『東京のバスガール』(配信タイトル『若い肌の火照り』)堀禎一
二井梓緒
[ cinema ]
暗い日々が続いていますね、私はネットでピンク映画ばかり見ています。
といっても、そもそもピンク映画に特に関心があったわけでもなく、もっと言うなら苦手だった。が、それでもいくつか観ていくと、ピンク映画という私の概念が揺らいでいくような素晴らしい作品がたくさんあることに気づいたのである。エロがあってもなくても映画は映画であってそれだけでもう最高なのだ!
堀禎一の作品もそんな映画だった。どの作品もどこか現実離れしていて(例えば、『魔法少女を忘れない』(2011)は茫然としてしまうようなラストシーンがあっぱれであるし、遺作である 『夏の娘たち~ひめごと~』 (2017)は近親相姦パラダイスの映画で、もうモラル崩壊。何が正しいのか分からなくなる)もう笑うしかないのだが、そのなかでも『若い肌の火照り』(2008)は特に素晴らしい。あり得ない非常識さなのに泣けてしまう。
なんといっても堀禎一の描く夏はみずみずしく美しい。永遠に流れ続ける夏の音(セミの鳴き声、川のせせらぎ)だったり、延々と食べ続ける素麺、ペットボトルに入った麺つゆ、麦茶、夏の木陰にさす日傘。画面からいっぱいに伝わる夏はとても眩しくて、人物のセリフなんてひとつもなしにそれが伝わるなんて、なんだか狂気のようなものにさえ思えて、美しく、恐ろしい。
『若い肌の火照り』は相変わらず笑ってしまう物語設定で、主人公であるマヤは、年上の男と結婚、そしてその男が結婚後間もなく病死。現在は男と元妻の間に生まれた息子シュウヘイ(マヤと同い年!)と同棲している。そこで二人はセックスして楽しく生活をしているというところから映画は始まる。
ハッシャ~オーライ~!明るく~明るく~励むのよ~!
なぜか「東京のバスガール」を義理の家族の前で明るく笑顔で歌うマヤの表情は本当に眩しい(そして実際には「明るく走るのよ」である。マヤの愛嬌が抜群に表現されている!)。シュウヘイには彼女がいたり、マヤはともだちの家に遊びに行ったりする。二人の間にはセックスが介在するが、同時にそこにはきちんと生活が流れてもいる。麦茶を飲み干すシュウヘイに、「作っておいてね」と言い放つマヤ。帰りの遅いマヤを心配して、近所まで迎えに走るシュウヘイ。

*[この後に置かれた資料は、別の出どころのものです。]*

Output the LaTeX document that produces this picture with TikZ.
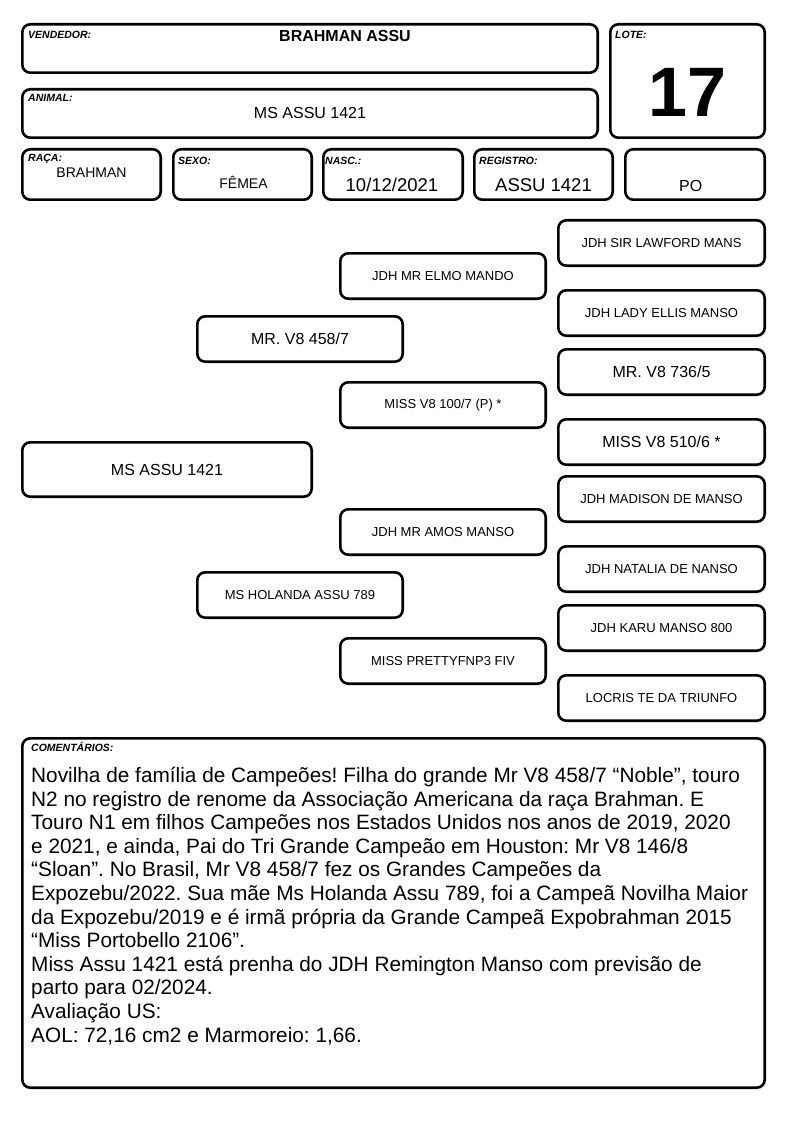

そこで描かれているのは、恋人だからセックスといったような狭っ苦しい愛ではなく、もっともっと雄大な愛である。まさしくビッグ・ラブ。
堀禎一の描く人物は皆憎めない愛嬌だったり弱さがある。マヤは亡き旦那の弟(シュウゾウ)と再婚するよう義父から勧められるが、帰り際、義母は「あなたの人生なんだから」とこっそりマヤの意志を尊重するように諭したりする。堀作品に出てくる登場人物は誰でもなんだかイイひとなのだ。終盤、なんやかんやしている間に、死んだ旦那の元嫁と旦那の弟(シュウゾウ)が我が家でセックスしているのを目撃しても「初めまして、マヤです♫」と明るく自己紹介できてしまうそのマヤの明るさに感服してしまう♫
いつまでもこんな生活を続けるわけにもいかず、ラスト夢の終わりかのようにマヤはシュウヘイに向かって「今までありがとう」と心を込めて、やっとの思いで言う。素晴らしいのは、その言葉にほとんど被さるようにシュウヘイが「わかってたよ!」と叫ぶのだ(二回ね)。その「わかってたよ!」はマヤの「今までありがとう」が発される前にすでにシュウヘイの心にあった言葉だ(吉岡睦雄の素晴らしい演技!)。二人は最後に明るく明るくセックスに励み、シュウヘイは笑顔で「ヤバい、出ちゃった!」と言う。
堀禎一の映画は全体を通じてのリズムが本当に心地よい。本作品におけるそれは夏特有のぐったりと流れる時間と、マヤの「ありがとう」に覆い被さるシュウヘイの「わかってたよ!」だったり「ヤバい、出ちゃった!」的速さとの交わりだ。最後の最後まで明るくしあわせな映画である。